Anyway, the paint is the dark emerald green metalic color (same as stock) and it turned out beautifully...better than the factory. People comment on it all the time. It shines like a mirror. It came out so good, I converted the car from my daily driver to a summer only car.

Do you have recommendations on what compounds people should be using for the buffing part? I recall I used one compound with the wool pad that was by 3M. It had a light tan color. There was another compound I used with the foam pad that was formulated for dark colors. I think that was by 3M as well.
 
Nice write-up Paul,

I second the comments above though about not using a DA. I would leave that until people are a little more experienced.
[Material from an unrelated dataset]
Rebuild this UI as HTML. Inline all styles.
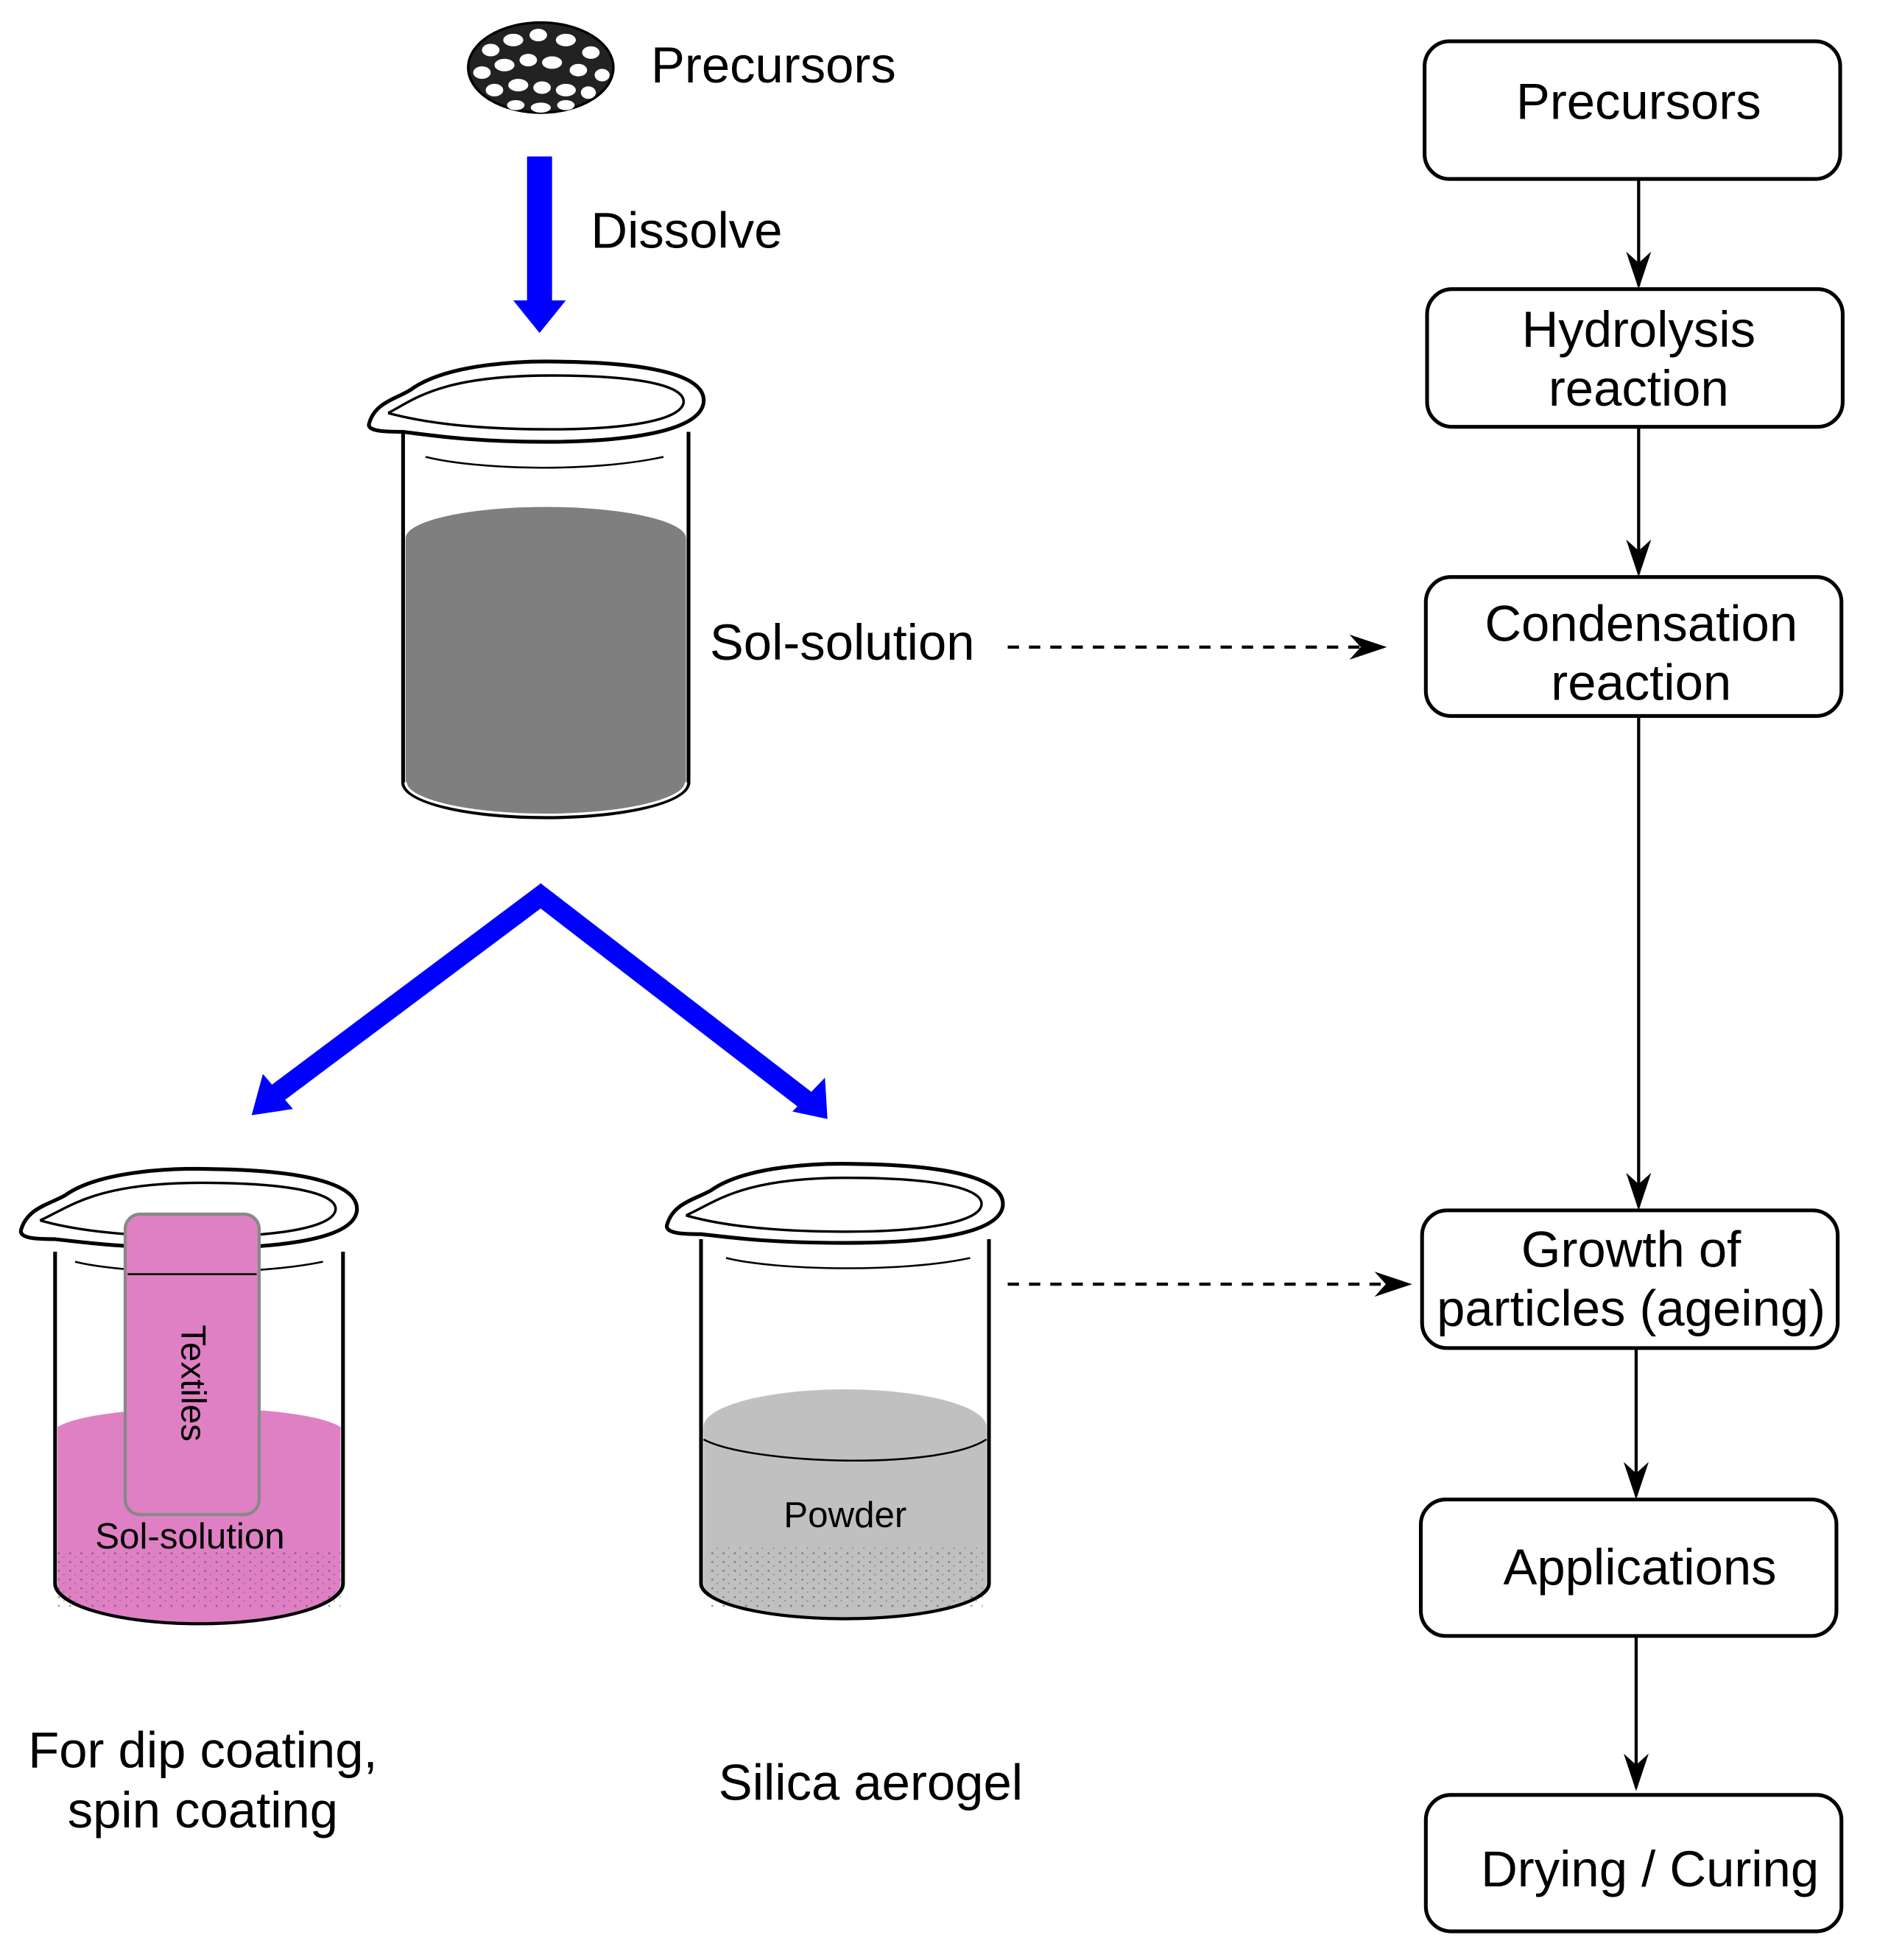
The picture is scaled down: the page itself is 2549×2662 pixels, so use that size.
<!DOCTYPE html>
<html><head><meta charset="utf-8"><style>html,body{margin:0;padding:0;background:#fff}svg{display:block}</style></head><body>
<svg width="2549" height="2662" viewBox="0 0 1499.4 1565.9" preserveAspectRatio="none" xmlns="http://www.w3.org/2000/svg" font-family="Liberation Sans, sans-serif">
<defs>
<marker id="ah2" viewBox="0 0 10 10" refX="9" refY="5" markerWidth="30" markerHeight="20" orient="auto" markerUnits="userSpaceOnUse" preserveAspectRatio="none"><path d="M0,0 L10,5 L0,10 L3,5 Z" fill="#000"/></marker>
<pattern id="dots" width="9" height="7" patternUnits="userSpaceOnUse"><circle cx="2" cy="2" r="0.8" fill="#333"/><circle cx="6" cy="5" r="0.6" fill="#555"/></pattern>
</defs>
<!-- precursor blob -->
<g stroke="#000" stroke-width="2" fill="#fff">
<ellipse cx="432" cy="54" rx="58" ry="36" fill="#222"/>
<g fill="#fff" stroke="none">
<ellipse cx="392" cy="40" rx="7" ry="5"/><ellipse cx="410" cy="32" rx="8" ry="5"/><ellipse cx="430" cy="28" rx="7" ry="5"/><ellipse cx="452" cy="32" rx="8" ry="5"/><ellipse cx="472" cy="42" rx="7" ry="5"/>
<ellipse cx="385" cy="58" rx="7" ry="5"/><ellipse cx="403" cy="52" rx="8" ry="5"/><ellipse cx="422" cy="48" rx="7" ry="5"/><ellipse cx="441" cy="50" rx="8" ry="5"/><ellipse cx="462" cy="56" rx="7" ry="5"/><ellipse cx="481" cy="60" rx="6" ry="5"/>
<ellipse cx="395" cy="72" rx="7" ry="5"/><ellipse cx="414" cy="68" rx="8" ry="5"/><ellipse cx="433" cy="70" rx="7" ry="5"/><ellipse cx="452" cy="72" rx="8" ry="5"/><ellipse cx="470" cy="74" rx="6" ry="5"/>
<ellipse cx="412" cy="84" rx="7" ry="4"/><ellipse cx="432" cy="86" rx="8" ry="4"/><ellipse cx="452" cy="84" rx="7" ry="4"/>
</g></g>
<g font-size="40.5" fill="#000">
<text x="520" y="66">Precursors</text>
<text x="472" y="198">Dissolve</text>
<text x="567" y="527">Sol-solution</text>
<text x="162" y="1412" text-anchor="middle">For dip coating,</text>
<text x="162" y="1460" text-anchor="middle">spin coating</text>
<text x="574" y="1438">Silica aerogel</text>
</g>
<!-- blue arrows -->
<rect x="421" y="125" width="20" height="118" fill="#0000ff"/>
<polygon points="410,240 452,240 431,266" fill="#0000ff"/>
<path d="M437,712 L218,876" stroke="#0000ff" stroke-width="16" fill="none"/>
<path d="M427,712 L645,880" stroke="#0000ff" stroke-width="16" fill="none"/>
<polygon points="201,891 210,858 234,886" fill="#0000ff"/>
<polygon points="661,894 659,861 633,888" fill="#0000ff"/>
<!-- beaker 1 -->
<g stroke="#000" stroke-width="3">
<path d="M322,345 L322,625 A114,28 0 0 0 550,625 L550,345" fill="#fff"/>
<path d="M324,430 A112,25 0 0 1 548,430 L548,625 A112,26 0 0 1 324,625 Z" fill="#7f7f7f" stroke="none"/>
<path d="M324,625 A112,26 0 0 0 548,625" fill="none" stroke="#fff" stroke-width="2"/>
<path d="M295,338 C300,320 320,318 330,310 C360,290 420,288 450,289 C520,290 565,300 562,322 C558,345 500,353 435,353 C380,353 345,348 322,345 C310,345 292,345 295,338 Z" fill="#fff"/>
<path d="M310,330 C330,320 350,300 440,300 C520,300 548,310 546,322 C543,336 500,343 440,343 C380,343 340,338 310,330" fill="none" stroke-width="2"/>
<path d="M340,365 C380,375 470,378 530,365" fill="none" stroke-width="1.5"/>
</g>
<!-- beaker 2 -->
<g stroke="#000" stroke-width="3">
<path d="M44,1000 L44,1265 A115,32 0 0 0 274,1265 L274,1000" fill="#fff"/>
<path d="M46,1140 C80,1120 240,1120 272,1140 L272,1265 A113,31 0 0 1 46,1265 Z" fill="#df80c4" stroke="none"/>
<rect x="46" y="1240" width="226" height="45" fill="url(#dots)" stroke="none" opacity="0.5"/>
<path d="M17,982 C22,965 40,962 52,955 C80,935 140,933 170,934 C240,935 288,945 285,968 C281,990 225,997 160,997 C100,997 70,993 44,990 C32,990 14,990 17,982 Z" fill="#fff"/>
<path d="M32,975 C55,965 75,945 160,945 C240,945 270,955 268,967 C265,981 220,988 160,988 C100,988 60,983 32,975" fill="none" stroke-width="2"/>
<path d="M60,1008 C100,1018 200,1020 258,1008" fill="none" stroke-width="1.5"/>
<rect x="100" y="970" width="107" height="240" rx="12" fill="#df80c4" stroke="#888" stroke-width="2.5"/>
<path d="M102,1018 L205,1018" stroke="#000" stroke-width="1.5"/>
</g>
<text x="0" y="0" font-size="28" transform="translate(145,1105) rotate(90)" text-anchor="middle">Textiles</text>
<text x="76" y="1237" font-size="29">Sol-solution</text>
<!-- beaker 3 -->
<g stroke="#000" stroke-width="3">
<path d="M560,990 L560,1265 A115,28 0 0 0 790,1265 L790,990" fill="#fff"/>
<path d="M562,1140 A113,30 0 0 1 788,1140 L788,1265 A113,27 0 0 1 562,1265 Z" fill="#c0c0c0" stroke="none"/>
<path d="M562,1150 C600,1170 750,1175 788,1150" fill="none" stroke-width="1.5"/>
<rect x="565" y="1235" width="220" height="50" fill="url(#dots)" stroke="none" opacity="0.5"/>
<path d="M533,978 C538,961 556,958 568,951 C596,931 656,929 686,930 C756,931 804,941 801,964 C797,986 741,993 676,993 C616,993 586,989 560,986 C548,986 530,986 533,978 Z" fill="#fff"/>
<path d="M548,971 C571,961 591,941 676,941 C756,941 786,951 784,963 C781,977 736,984 676,984 C616,984 576,979 548,971" fill="none" stroke-width="2"/>
<path d="M580,1005 C620,1015 720,1017 775,1005" fill="none" stroke-width="1.5"/>
</g>
<text x="626" y="1220" font-size="29">Powder</text>
<!-- dashed -->
<path d="M805,517 L1105,517" stroke="#000" stroke-width="2.5" stroke-dasharray="9,8" fill="none" marker-end="url(#ah2)"/>
<path d="M805,1026 L1125,1026" stroke="#000" stroke-width="2.5" stroke-dasharray="9,8" fill="none" marker-end="url(#ah2)"/>
<!-- flow boxes -->
<g fill="#fff" stroke="#000" stroke-width="3">
<rect x="1138" y="33" width="332" height="110" rx="20"/>
<rect x="1140" y="231" width="332" height="110" rx="20"/>
<rect x="1139" y="461" width="332" height="111" rx="20"/>
<rect x="1136" y="967" width="332" height="110" rx="20"/>
<rect x="1135" y="1198" width="332" height="109" rx="20"/>
<rect x="1139" y="1434" width="332" height="109" rx="20"/>
</g>
<g stroke="#000" stroke-width="2.5" fill="none">
<path d="M1309,143 L1309,228" marker-end="url(#ah2)"/>
<path d="M1309,341 L1309,458" marker-end="url(#ah2)"/>
<path d="M1309,572 L1309,964" marker-end="url(#ah2)"/>
<path d="M1307,1077 L1307,1195" marker-end="url(#ah2)"/>
<path d="M1307,1307 L1307,1428" marker-end="url(#ah2)"/>
</g>
<g font-size="40.5" text-anchor="middle" fill="#000">
<text x="1309" y="95">Precursors</text>
<text x="1309" y="277">Hydrolysis</text>
<text x="1309" y="324">reaction</text>
<text x="1311" y="512">Condensation</text>
<text x="1311" y="559">reaction</text>
<text x="1303" y="1012">Growth of</text>
<text x="1303" y="1059">particles (ageing)</text>
<text x="1310" y="1266">Applications</text>
<text x="1318" y="1507">Drying / Curing</text>
</g>
</svg>
</body></html>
Until then hand sand.

Also not all buffing systems are the same as far as color of pads and steps. The eastwood kit is good, Groits is good as well and has a great buffer in the kit. But most pro use the 3M stuff. So read the kit instructions and be patience. It will look great.
 
yea - good additions - def use wet sanding, that da will burn through an edge n you will be very dissapointed -
3M is the compound we use, it is the best we have found so far, but there is off brand names that are quite good as well, but I've only used one other kind, and it didnt' quite measure up, adn i can't remember what its called - ! -
 
Paul, How do I know when I am getting to deep into my clearcoat? I did not have my gun adjusted properly and have orange peel real bad in the clearcoat. I have been sanding with 1000 grit, but I do not want to sand too far. As I sand and wipe dry, am I trying to get a uniform dull finish? I still see some shinyspots along with some dull spots. I am pretty sure that is the reason for the orange peel. I am I going for a uniform dull finish? I put three coats of clear so I should have room to work with. Let me know your thoughts and I appreciate your help!